Dwarf planet has water

ScienceQ publishing Group 2014-03-05

Artist’s portrayal of water vapor being spewed by the dwarf planet Ceres. 

Ceres — the largest asteroid in the solar system — has water.

It’s not really a surprise. For three decades, astronomers have suspected that this “dwarf planet” might host water. But proving it was challenging. Michael Küppers with the European Space Agency (ESA) in Villanueva de la Cañada, Spain, and his colleagues now claim success.

The celestial body sits 270 million kilometers (nearly 168 million miles) from Earth in the asteroid belt between Mars and Jupiter. And Küppers’ team measured Ceres spewing at least 6 kilograms of water per second from two spots on its surface. It’s about 100 times more than scientists had been expecting. Both water-vapor sources are in mid-latitude regions. That means they are far from Ceres’ poles, which the astronomers note should be “where ice would be most stable.”

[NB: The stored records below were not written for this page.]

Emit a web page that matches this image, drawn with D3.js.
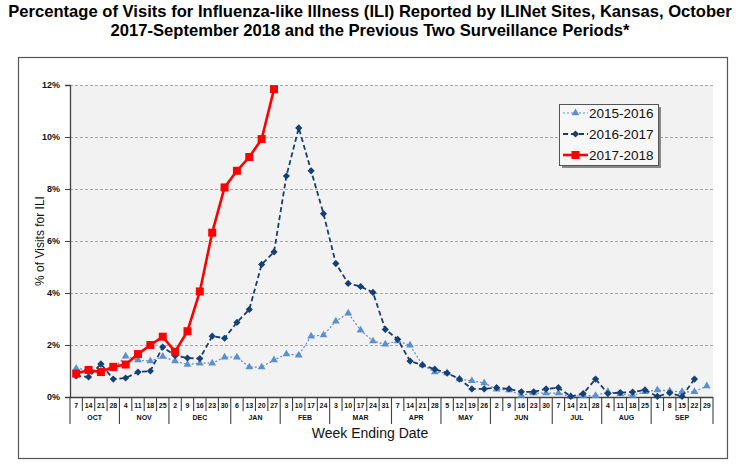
<!DOCTYPE html>
<html><head><meta charset="utf-8">
<script src="https://cdn.jsdelivr.net/npm/d3@7"></script>
<style>
body{margin:0;background:#fff;}
svg{display:block;font-family:"Liberation Sans",Arial,sans-serif;}
</style></head>
<body><svg id="c" width="740" height="468"></svg>
<script>
const weekDays = [7,14,21,28,4,11,18,25,2,9,16,23,30,6,13,20,27,3,10,17,24,3,10,17,24,31,7,14,21,28,5,12,19,26,2,9,16,23,30,7,14,21,28,4,11,18,25,1,8,15,22,29];
const monthNames = ["OCT","NOV","DEC","JAN","FEB","MAR","APR","MAY","JUN","JUL","AUG","SEP"];
const monthWeeks = [4,4,5,4,4,5,4,4,5,4,4,5];
const yTicks = [0,2,4,6,8,10,12];
const s1516 = [1.1,1.04,1.0,1.08,1.57,1.42,1.38,1.56,1.38,1.25,1.3,1.3,1.53,1.53,1.15,1.15,1.42,1.65,1.61,2.34,2.38,2.91,3.22,2.57,2.15,2.03,2.15,1.99,1.23,0.96,0.92,0.69,0.62,0.54,0.3,0.27,0.06,0.15,0.15,0.15,0.02,0.06,0.05,0.2,0.12,0.06,0.2,0.27,0.23,0.2,0.2,0.42];
const s1617 = [0.81,0.77,1.27,0.69,0.73,0.96,1.0,1.92,1.59,1.5,1.48,2.34,2.26,2.87,3.37,5.1,5.58,8.5,10.35,8.7,7.05,5.13,4.37,4.25,4.02,2.6,2.22,1.38,1.23,1.07,0.92,0.69,0.31,0.31,0.36,0.31,0.2,0.2,0.31,0.36,0.02,0.13,0.69,0.13,0.17,0.19,0.27,0.02,0.16,0.02,0.69];
const s1718 = [0.9,1.04,0.96,1.16,1.25,1.65,2.0,2.32,1.74,2.53,4.06,6.32,8.06,8.7,9.23,9.92,11.84];
const seriesNames = ["2015-2016","2016-2017","2017-2018"];

const svg = d3.select("#c");
const L=70, R=713, T=85, B=397;
const x = d3.scaleBand().domain(d3.range(weekDays.length)).range([L,R]).padding(0);
const y = d3.scaleLinear().domain([0,12]).range([B,T]);
const cx = i => x(i)+x.bandwidth()/2;

// title
svg.append("text").attr("x",370).attr("y",17).attr("text-anchor","middle")
  .attr("font-size",16.6).attr("font-weight","bold")
  .text("Percentage of Visits for Influenza-like Illness (ILI) Reported by ILINet Sites, Kansas, October");
svg.append("text").attr("x",370).attr("y",36).attr("text-anchor","middle")
  .attr("font-size",16.6).attr("font-weight","bold")
  .text("2017-September 2018 and the Previous Two Surveillance Periods*");

// frame
svg.append("rect").attr("x",18.5).attr("y",57.5).attr("width",709).attr("height",401)
  .attr("fill","none").attr("stroke","#555").attr("stroke-width",1.2);

// plot background
svg.append("rect").attr("x",L).attr("y",T).attr("width",R-L).attr("height",B-T).attr("fill","#f2f2f2");

// grid
svg.append("g").selectAll("line").data(yTicks.filter(d=>d>0)).join("line")
  .attr("x1",L-5).attr("x2",R).attr("y1",d=>Math.round(y(d))+0.5).attr("y2",d=>Math.round(y(d))+0.5)
  .attr("stroke","#a6a6a6").attr("stroke-width",1.2).attr("stroke-dasharray","3,2");

// y axis
const ya = svg.append("g").attr("transform",`translate(${L},0)`)
  .call(d3.axisLeft(y).tickValues(yTicks).tickFormat(d=>d+"%").tickSize(5).tickPadding(5));
ya.select(".domain").attr("stroke","#404040").attr("stroke-width",1.3);
ya.selectAll(".tick line").attr("stroke","#404040");
ya.selectAll("text").attr("font-size",9).attr("font-weight","bold").attr("fill","#111")
  .attr("font-family","'Liberation Sans',Arial,sans-serif");

// x axis line
svg.append("line").attr("x1",L).attr("x2",R).attr("y1",B+0.5).attr("y2",B+0.5).attr("stroke","#404040").attr("stroke-width",1.3);

// week ticks and labels
const monthStart = [];
let acc=0; monthWeeks.forEach(n=>{monthStart.push(acc); acc+=n;}); monthStart.push(acc);
const xg = svg.append("g");
xg.selectAll("line.wk").data(d3.range(weekDays.length+1)).join("line")
  .attr("x1",i=> i<weekDays.length ? x(i) : R).attr("x2",i=> i<weekDays.length ? x(i) : R)
  .attr("y1",B).attr("y2",i=> monthStart.includes(i) ? 424 : 411)
  .attr("stroke","#404040").attr("stroke-width",1.1);
xg.selectAll("text.wk").data(weekDays).join("text")
  .attr("x",(d,i)=>cx(i)).attr("y",408).attr("text-anchor","middle")
  .attr("font-size",7).attr("font-weight","bold").attr("fill","#111").text(d=>d);
xg.selectAll("text.mo").data(monthNames).join("text")
  .attr("x",(d,i)=> (x(monthStart[i]) + (monthStart[i+1]<weekDays.length? x(monthStart[i+1]) : R))/2)
  .attr("y",420).attr("text-anchor","middle")
  .attr("font-size",7).attr("font-weight","bold").attr("fill","#111").text(d=>d);

svg.append("text").attr("x",370).attr("y",438).attr("text-anchor","middle").attr("font-size",14).attr("fill","#111").text("Week Ending Date");
svg.append("text").attr("transform","translate(44,241) rotate(-90)").attr("text-anchor","middle")
  .attr("font-size",12).attr("fill","#111").text("% of Visits for ILI");

// series
const line = d3.line().x((d,i)=>cx(i)).y(d=>y(d));
const styles = [
  {data:s1516,color:"#5b8fd0",w:1.2,dash:"2,2",marker:"tri"},
  {data:s1617,color:"#163f73",w:1.8,dash:"5,3",marker:"dia"},
  {data:s1718,color:"#ff0000",w:2.6,dash:null,marker:"sq"}
];
const sym = {tri:d3.symbol().type(d3.symbolTriangle).size(26),
             dia:d3.symbol().type(d3.symbolSquare).size(26),
             sq:d3.symbol().type(d3.symbolSquare).size(64)};
const rot = {tri:0, dia:45, sq:0};
styles.forEach(s=>{
  svg.append("path").datum(s.data).attr("d",line).attr("fill","none")
    .attr("stroke",s.color).attr("stroke-width",s.w).attr("stroke-dasharray",s.dash);
  svg.append("g").selectAll("path").data(s.data).join("path")
    .attr("transform",(d,i)=>`translate(${cx(i)},${y(d)}) rotate(${rot[s.marker]})`).attr("d",sym[s.marker]).attr("fill",s.color);
});

// legend
const lg = svg.append("g");
lg.append("rect").attr("x",562).attr("y",107).attr("width",99).attr("height",61).attr("fill","#888");
lg.append("rect").attr("x",559.5).attr("y",104.5).attr("width",99).attr("height",61).attr("fill","#f7f7f7").attr("stroke","#555").attr("stroke-width",1);
styles.forEach((s,k)=>{
  const yy = 113+k*21;
  lg.append("line").attr("x1",563).attr("x2",588).attr("y1",yy).attr("y2",yy)
    .attr("stroke",s.color).attr("stroke-width",s.w).attr("stroke-dasharray",s.dash);
  lg.append("path").attr("transform",`translate(575.5,${yy}) rotate(${rot[s.marker]})`).attr("d",sym[s.marker]).attr("fill",s.color);
  lg.append("text").attr("x",589).attr("y",yy+5).attr("font-size",13.5).attr("fill","#111").text(seriesNames[k]);
});
</script></body></html>
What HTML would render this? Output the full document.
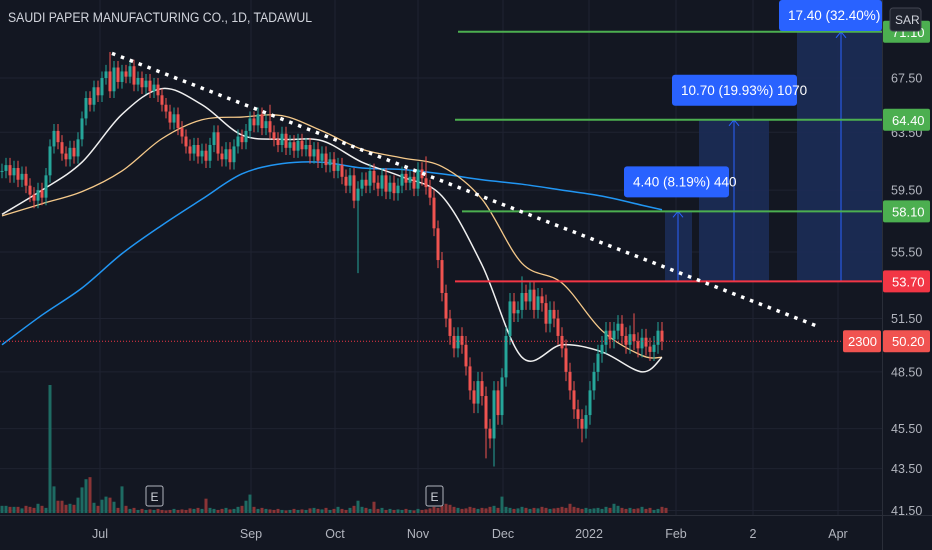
<!DOCTYPE html>
<html><head><meta charset="utf-8"><style>
html,body{margin:0;padding:0;background:#131722;width:932px;height:550px;overflow:hidden}
svg{display:block;font-family:"Liberation Sans",sans-serif}
</style></head><body>
<svg id="chart" width="932" height="550" viewBox="0 0 932 550" xmlns="http://www.w3.org/2000/svg">
<rect x="0" y="0" width="932" height="550" fill="#131722"/>
<g id="grid"></g>
<g id="vol"></g>
<g id="boxes"></g>
<g id="mas"></g>
<g id="candles"></g>
<g id="levels"></g>
<g id="trend"></g>
<g id="labels"></g>
<g id="axes"></g>
<text x="8" y="22" fill="#d1d4dc" font-size="13.5" textLength="304" lengthAdjust="spacingAndGlyphs">SAUDI PAPER MANUFACTURING CO., 1D, TADAWUL</text>
</svg>
<script>
// ---- data ----
const closes = [60.8,61.2,60.5,61.0,60.2,60.6,59.8,59.2,58.8,59.5,59.0,60.5,62.5,63.6,62.8,62.0,61.6,62.4,61.8,63.0,64.5,66.0,65.5,66.8,66.2,67.5,68.0,66.5,68.3,67.2,68.0,67.6,68.4,67.0,67.5,66.8,67.3,66.5,67.0,66.2,65.5,65.0,64.2,64.8,63.8,63.2,62.5,62.0,62.6,61.8,62.2,61.5,62.6,63.5,62.0,61.6,62.3,61.4,62.5,63.2,62.8,63.6,64.5,64.0,64.8,63.8,64.3,63.5,63.0,62.6,63.4,62.4,62.8,62.2,62.9,62.3,62.6,61.8,62.3,61.5,62.0,61.2,61.6,60.8,61.2,60.4,59.8,60.5,58.8,59.6,60.2,59.8,60.8,60.0,59.6,60.5,59.4,60.0,59.3,59.8,60.6,60.0,60.4,59.6,60.9,60.3,59.7,59.0,57.0,55.0,53.0,51.5,50.5,49.8,50.5,50.0,48.8,47.5,46.8,48.0,47.2,45.5,45.0,47.5,46.2,48.2,50.5,52.5,51.8,52.0,53.0,52.5,53.2,52.0,52.8,52.4,51.2,52.0,51.5,50.5,49.8,48.5,47.5,46.5,46.0,45.5,46.2,47.5,48.5,49.5,50.0,50.8,50.3,50.8,51.2,50.5,50.0,50.6,50.2,49.8,50.4,49.9,49.6,50.0,50.8,50.2];
const longLows = {89:54.2, 121:44.0, 123:43.6, 145:44.8};
const longHighs = {27:69.5, 67:65.5, 106:61.8, 130:54.0, 158:51.8};
const volumes = [14,14,12,12,12,9,14,12,10,18,14,10,250,52,24,24,16,18,16,30,50,66,70,20,14,26,32,30,22,10,52,14,8,10,6,8,6,7,6,8,6,5,6,8,6,7,6,9,8,10,8,28,10,8,6,8,10,7,8,12,14,24,36,12,8,10,8,7,6,8,6,5,6,8,6,7,6,9,10,8,7,10,6,8,12,8,6,10,14,24,12,10,8,22,8,10,6,8,6,7,6,8,6,5,8,6,7,9,12,10,14,18,16,12,10,8,9,12,10,8,10,9,12,14,10,32,12,10,8,9,12,10,8,10,9,12,10,8,9,10,12,10,18,12,10,8,10,8,9,10,8,12,10,18,14,10,8,10,8,9,12,8,10,6,8,12,10];
const maWhite = [57.9,59.5,61.4,64.8,66.7,65.5,63.3,63.0,62.9,61.4,60.4,59.1,54.7,49.3,50.0,49.6,48.5,49.3];
const maTan   = [57.8,58.6,59.4,60.8,63.05,64.4,64.6,64.7,63.6,62.3,61.7,61.1,58.9,54.8,53.6,50.8,49.4,49.3];
const maBlue  = [50.0,51.7,53.3,55.4,57.2,58.9,60.6,61.3,61.4,61.0,60.9,60.6,60.2,59.9,59.5,59.1,58.5,58.2];
const maStep = 10;
const priceTicks = [67.50,63.50,59.50,55.50,51.50,48.50,45.50,43.50,41.50];
const timeLabels = ["Jul","Sep","Oct","Nov","Dec","2022","Feb","2","Apr"];
const timeIdx = [24.5,62.25,83.25,104,125.25,146.75,168.5,187.75,209];
const earningsIdx = [38, 108];
const greenLevels = [71.10,64.40,58.10];
const redLevel = 53.70;
const lastPrice = 50.20;
const entry = 53.70;
const targets = [58.10,64.40,71.10];
const targetLabels = ["4.40 (8.19%) 440","10.70 (19.93%) 1070","17.40 (32.40%) 17"];
const trendStart = [27.5,69.4], trendEnd = [204.5,51.0];

// ---- scales ----
const NS="http://www.w3.org/2000/svg";
const P0=67.5, Y0=78, K=889;
const y = p => Y0 + (Math.log(P0)-Math.log(p))*K;
const x = i => 2 + i*4;
const VB = 513, VK = 0.512;
function mk(tag, attrs, parent){const e=document.createElementNS(NS,tag);for(const k in attrs)e.setAttribute(k,attrs[k]);parent.appendChild(e);return e;}
const G = id => document.getElementById(id);

// grid
priceTicks.forEach(p=>{const l=mk('line',{x1:0,x2:882,y1:y(p),y2:y(p),stroke:'#1f2331','stroke-width':1},G('grid'));

});
timeIdx.forEach(i=>{const l=mk('line',{x1:x(i),x2:x(i),y1:0,y2:515,stroke:'#1f2331','stroke-width':1},G('grid'));

});

// volume
volumes.forEach((v,i)=>{const o=i?closes[i-1]:closes[0];const up=closes[i]>=o;
const r=mk('rect',{x:x(i)-1.5,y:VB-v*VK,width:3,height:v*VK,fill:up?'#1e6b63':'#8a3436'},G('vol'));

});
earningsIdx.forEach(i=>{const px=x(i);const g=mk('g',{},G('vol'));


mk('rect',{x:px-8,y:486,width:17,height:20,rx:2,fill:'#131722',stroke:'#b2b5be','stroke-width':1},g);
mk('text',{x:px+0.5,y:501,fill:'#d1d4dc','font-size':12,'text-anchor':'middle'},g).textContent='E';});

// projection boxes
const boxX=[[665,692,678],[699,769,734],[797,882,841]];
targets.forEach((t,k)=>{const b=boxX[k];const top=k==2?0:y(t);
const r=mk('rect',{x:b[0],y:top,width:b[1]-b[0],height:y(entry)-top,fill:'#1c2c57','fill-opacity':0.9},G('boxes'));


const l=mk('line',{x1:b[2],x2:b[2],y1:y(entry),y2:y(t),stroke:'#2962ff','stroke-width':1},G('boxes'));


mk('polyline',{points:`${b[2]-5},${y(t)+6} ${b[2]},${y(t)} ${b[2]+5},${y(t)+6}`,fill:'none',stroke:'#2962ff','stroke-width':1},G('boxes'));});

// moving averages
function smooth(vals,color,w,name){const pts=vals.map((v,k)=>[x(Math.min(k*maStep,closes.length-1)),y(v)]);
let d=`M${pts[0][0]},${pts[0][1]}`;
for(let k=0;k<pts.length-1;k++){const p0=pts[k-1]||pts[k],p1=pts[k],p2=pts[k+1],p3=pts[k+2]||p2;
d+=` C${p1[0]+(p2[0]-p0[0])/6},${p1[1]+(p2[1]-p0[1])/6} ${p2[0]-(p3[0]-p1[0])/6},${p2[1]-(p3[1]-p1[1])/6} ${p2[0]},${p2[1]}`;}
const e=mk('path',{d,fill:'none',stroke:color,'stroke-width':w},G('mas'));

}
smooth(maBlue,'#2196f3',1.5,'ma-200-line');
smooth(maTan,'#f5c98a',1.3,'ma-50-line');
smooth(maWhite,'#f0f0f0',1.5,'ma-20-line');

// candles
closes.forEach((c,i)=>{const o=i?closes[i-1]:c;const up=c>=o;const col=up?'#26a69a':'#ef5350';
const hi=longHighs[i]||Math.max(o,c)+0.5, lo=longLows[i]||Math.min(o,c)-0.5;
const g=mk('g',{},G('candles'));


mk('line',{x1:x(i),x2:x(i),y1:y(hi),y2:y(lo),stroke:col,'stroke-width':1},g);
const t=y(Math.max(o,c)),b=y(Math.min(o,c));
mk('rect',{x:x(i)-1.5,y:t,width:3,height:Math.max(1,b-t),fill:col},g);});

// levels
greenLevels.forEach(p=>{const st=p==71.10?458:(p==64.40?455:462);
const l=mk('line',{x1:st,x2:882,y1:y(p),y2:y(p),stroke:'#4caf50','stroke-width':2},G('levels'));

});
{const l=mk('line',{x1:455,x2:882,y1:y(redLevel),y2:y(redLevel),stroke:'#f23645','stroke-width':2},G('levels'));

}
{const l=mk('line',{x1:0,x2:882,y1:y(lastPrice),y2:y(lastPrice),stroke:'#f23645','stroke-width':1,'stroke-dasharray':'1 2'},G('levels'));

}

// trendline
{const l=mk('line',{x1:x(trendStart[0]),y1:y(trendStart[1]),x2:x(trendEnd[0]),y2:y(trendEnd[1]),stroke:'#ffffff','stroke-width':3.5,'stroke-dasharray':'3.5 6','stroke-linecap':'butt'},G('trend'));

}

// target labels
const lblX=[[624,729],[672,797],[779,882]];
targets.forEach((t,k)=>{const L=lblX[k];const by=k==2?0:y(t)-45;
const g=mk('g',{},G('labels'));


mk('rect',{x:L[0],y:by,width:L[1]-L[0],height:31,rx:3,fill:'#2962ff'},g);
mk('text',{x:L[0]+9,y:by+20,fill:'#ffffff','font-size':13.5},g).textContent=targetLabels[k];});

// axes
const A=G('axes');
mk('rect',{x:883,y:0,width:49,height:550,fill:'#131722'},A);
mk('rect',{x:0,y:516,width:932,height:34,fill:'#131722'},A);
mk('line',{x1:882.5,x2:882.5,y1:0,y2:550,stroke:'#2a2e39'},A);
mk('line',{x1:0,x2:932,y1:515.5,y2:515.5,stroke:'#2a2e39'},A);
priceTicks.forEach(p=>{const t=mk('text',{x:891,y:y(p)+4.5,fill:'#b2b5be','font-size':12.5},A);t.textContent=p.toFixed(2);

});
timeLabels.forEach((s,k)=>{const t=mk('text',{x:x(timeIdx[k]),y:538,fill:'#b2b5be','font-size':12.5,'text-anchor':'middle'},A);t.textContent=s;

});
function tag(p,col,txt,name){const g=mk('g',{},A);


mk('rect',{x:883,y:y(p)-11,width:47,height:22,rx:2,fill:col},g);
mk('text',{x:892,y:y(p)+5,fill:'#ffffff','font-size':13},g).textContent=txt;}
greenLevels.forEach(p=>tag(p,'#4caf50',p.toFixed(2),'level-price-tag'));
tag(redLevel,'#f23645',redLevel.toFixed(2),'resistance-price-tag');
tag(lastPrice,'#f05350',lastPrice.toFixed(2),'last-price-tag');
{const g=mk('g',{},A);


mk('rect',{x:843,y:y(lastPrice)-11,width:38,height:22,rx:2,fill:'#f05350'},g);
mk('text',{x:848,y:y(lastPrice)+5,fill:'#ffffff','font-size':13},g).textContent='2300';}
{const g=mk('g',{},A);


mk('rect',{x:890,y:8,width:31,height:23,rx:3,fill:'#1e222d',stroke:'#434651'},g);
mk('text',{x:895,y:24,fill:'#d1d4dc','font-size':12},g).textContent='SAR';}
</script>
</body></html>
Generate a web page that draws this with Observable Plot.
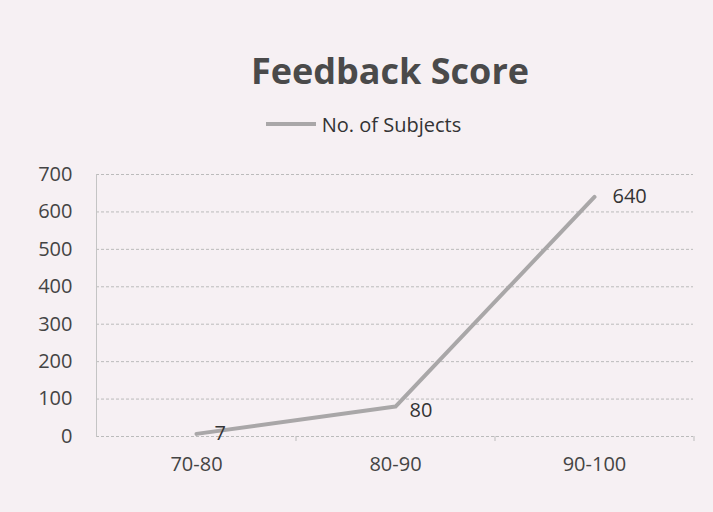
<!DOCTYPE html>
<html>
<head>
<meta charset="utf-8">
<script src="https://cdn.jsdelivr.net/npm/d3@7"></script>
<script src="https://cdn.jsdelivr.net/npm/@observablehq/plot@0.6"></script>
<style>
  html, body { margin: 0; padding: 0; }
  body { width: 713px; height: 512px; background: #f6f0f3; font-family: "Open Sans", sans-serif; overflow: hidden; }
  #title { height: 100px; box-sizing: border-box; padding-top: 53px; text-align: center; font-size: 36px; font-weight: 700; color: #4a4a4a; line-height: 1; padding-left: 67px; }
  #legend { height: 50px; display: flex; justify-content: center; align-items: center; font-size: 20px; color: #333; padding-left: 14px; box-sizing: border-box; padding-bottom: 2px; }
  #legend svg { margin-right: 6px; }
</style>
</head>
<body>
<div id="title">Feedback Score</div>
<div id="legend"></div>
<div id="chart"></div>
<script>
const categories = ["70-80", "80-90", "90-100"];
const subjects = [7, 80, 640];
const yTicks = [0, 100, 200, 300, 400, 500, 600, 700];
const seriesName = "No. of Subjects";

const data = categories.map((c, i) => ({category: c, value: subjects[i]}));

const lineColor = "#a9a7a8";

document.getElementById("legend").innerHTML =
  `<svg width="50" height="8"><line x1="0" y1="4" x2="50" y2="4" stroke="${lineColor}" stroke-width="4"/></svg><span>${seriesName}</span>`;

const chart = Plot.plot({
  width: 713,
  height: 362,
  marginTop: 24,
  marginBottom: 76,
  marginLeft: 96,
  marginRight: 20,
  style: {background: "transparent", fontFamily: "Open Sans, sans-serif", color: "#444"},
  x: {type: "point", domain: categories, padding: 0.5, label: null},
  y: {domain: [0, 700], ticks: yTicks, label: null},
  marks: [
    Plot.ruleY(yTicks, {stroke: "#bbb", strokeWidth: 1, strokeDasharray: "3,2"}),
    Plot.frame({anchor: "left", stroke: "#c4c4c4"}),
    Plot.ruleX(categories, {x: d => d, y1: 0, y2: 0, dx: 99.5, insetBottom: -5, stroke: "#bbb"}),
    Plot.axisY({ticks: yTicks, tickSize: 0, tickPadding: 24, fontSize: 20, fill: "#444"}),
    Plot.axisX({tickSize: 0, tickPadding: 20, fontSize: 20, fill: "#444"}),
    Plot.line(data, {x: "category", y: "value", stroke: lineColor, strokeWidth: 4}),
    Plot.text(data, {filter: d => d.value !== 80, x: "category", y: "value", text: d => String(d.value), textAnchor: "start", dx: 18, dy: 0, fontSize: 20, fill: "#333"}),
    Plot.text(data, {filter: d => d.value === 80, x: "category", y: "value", text: d => String(d.value), textAnchor: "start", dx: 14, dy: 4, fontSize: 20, fill: "#333"})
  ]
});
document.getElementById("chart").appendChild(chart);
</script>
</body>
</html>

 The researchers don’t know the source of the water but have some ideas. It could be ice that sort of vaporizes directly to a gas. Or — more provocatively — the water may be erupting from ice volcanoes. Like geysers, they would spew water, not the molten rock that Earth’s volcanoes do.

The researchers described their findings early (and online) Jan. 23 in the journal Nature.

Ceres’ vapors were confirmed with an instrument aboard ESA’s Herschel Space Observatory. It viewed the asteroid in far infrared light (wavelengths not visible to the unaided eye) on four occasions between late 2011 and early 2013. With the use of computer analyses, the researchers attempted to home in on the regions responsible for shedding most of the water vapor.

Confirming Ceres has water also supports the idea that icy bodies, such as comets, may have migrated into the asteroid belt as the solar system was forming.